In this regard, the effort was successful. Users unearthed pictures of the kids flashing white supremacist hand signals (they turned out to be just a universal sign for three-point basketball shots), dressing in blackface (it turned out the school had “black out” games and “white out” games for fans of the sports team) and the banning of a gay valedictorian’s speech (it turned out that openly gay boy had both handed his speech in late and broken school rules about political rhetoric.)
The New York Times’ long history of prejudicial coverage of religious Christians should cement your skepticism about its intentions. Even while the newspaper was rifling through Twitter looking for people who had been damaged by a traditional Christian education, it was running a fawning profile on the overtly racist and anti-Semitic “Black Hebrew Israelites.” The piece opens with the line: “They are sidewalk ministers who use confrontation as their gospel.”

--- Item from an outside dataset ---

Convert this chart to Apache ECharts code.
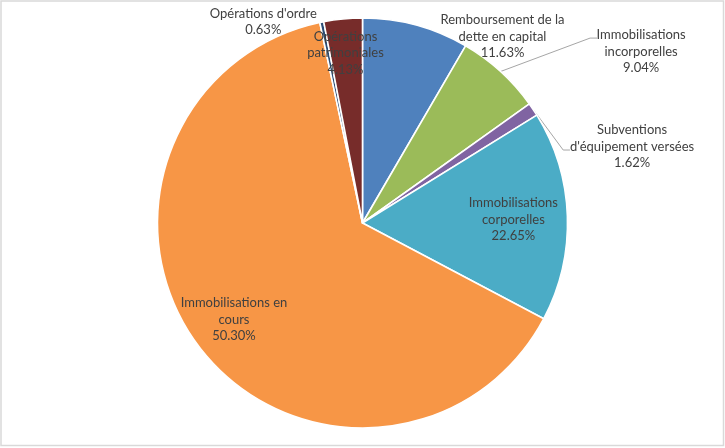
<!DOCTYPE html>
<html>
<head>
<meta charset="utf-8">
<script src="https://cdn.jsdelivr.net/npm/echarts@6/dist/echarts.min.js"></script>
<style>
html,body{margin:0;padding:0;background:#fff;}
#chart{width:725px;height:448px;}
</style>
</head>
<body>
<div id="chart"></div>
<script>
// Categories (clockwise from 12 o'clock)
const categories = [
  'Remboursement de la\ndette en capital',
  'Immobilisations\nincorporelles',
  'Subventions\nd\'équipement versées',
  'Immobilisations\ncorporelles',
  'Immobilisations en\ncours',
  'Opérations d\'ordre',
  'Opérations\npatrimoniales'
];
// Slice sizes as drawn in the picture (share of the circle, %)
const sliceValues = [8.39, 6.75, 1.05, 16.55, 63.94, 0.31, 3.03];
// Percent texts printed on the labels
const percentLabels = ['11.63%', '9.04%', '1.62%', '22.65%', '50.30%', '0.63%', '4.13%'];

const colors = ['#4F81BD', '#9BBB59', '#8064A2', '#4BACC6', '#F79646', '#2C4D75', '#772C2A'];

// Layout: pie geometry and label placement (in radius units relative to centre)
const CX = 362.5, CY = 223, R = 205;
const labelOffsets = [
  [0.683, -0.909], [1.359, -0.836], [1.315, -0.372], [0.736, -0.017],
  [-0.627, 0.471], [-0.484, -0.982], [-0.083, -0.828]
];
// leader line bend / end points (radius units) for items that have one
const leaderLines = {
  1: [[1.110, -0.902], [1.144, -0.902]],
  2: [[0.979, -0.356], [1.012, -0.356]]
};

const total = sliceValues.reduce((a, b) => a + b, 0);
function midAngle(i) {
  let acc = 0;
  for (let k = 0; k < i; k++) acc += sliceValues[k];
  return ((acc + sliceValues[i] / 2) / total) * 2 * Math.PI;
}

const data = categories.map((name, i) => ({
  name: name,
  value: sliceValues[i],
  itemStyle: { color: colors[i] },
  labelLine: { show: !!leaderLines[i] }
}));

const chart = echarts.init(document.getElementById('chart'), null, { renderer: 'canvas' });
chart.setOption({
  animation: false,
  backgroundColor: '#fff',
  graphic: [{
    type: 'rect',
    shape: { x: 1, y: 1, width: 722.5, height: 444.5 },
    style: { fill: 'none', stroke: '#D9D9D9', lineWidth: 1.5 },
    silent: true
  }],
  series: [{
    type: 'pie',
    center: [CX, CY],
    radius: R,
    startAngle: 90,
    clockwise: true,
    avoidLabelOverlap: false,
    data: data,
    itemStyle: { borderColor: '#ffffff', borderWidth: 1.6 },
    label: {
      show: true,
      position: 'outside',
      color: '#404040',
      fontFamily: 'Lato, "Liberation Sans", sans-serif',
      fontSize: 13,
      lineHeight: 16.5,
      align: 'center',
      formatter: function (p) { return p.name + '\n' + percentLabels[p.dataIndex]; }
    },
    labelLine: {
      show: true,
      length: 10,
      length2: 10,
      lineStyle: { color: '#A6A6A6', width: 1 }
    },
    labelLayout: function (params) {
      const i = params.dataIndex;
      const off = labelOffsets[i];
      const res = {
        x: CX + off[0] * R,
        y: CY + off[1] * R,
        align: 'center',
        verticalAlign: 'middle'
      };
      if (leaderLines[i]) {
        const a = midAngle(i);
        const start = [CX + R * Math.sin(a), CY - R * Math.cos(a)];
        res.labelLinePoints = [start].concat(leaderLines[i].map(p => [CX + p[0] * R, CY + p[1] * R]));
      }
      return res;
    },
    emphasis: { disabled: true }
  }]
});
</script>
</body>
</html>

Christian schools, of course, irritate the sensibilities of contemporary Democrats for a number of reasons. It’s not only that students who attend them are often saved from the leftist cultural and political indoctrination, but also that the very existence of parochial schools, private schools and home schooling undermines their institutional political monopoly.
The New York Times, for example, was one of many outlets that negatively reported that Second Lady Karen Pence had recently begun teaching at a private school that adhered to the Christian doctrine of her church.
Editors at The Washington Post and other large outlets incredulously wondered how Christian schools that still embraced traditional social values could even “happen” in contemporary American society.
On the bright side, like Levin, at least they were honest.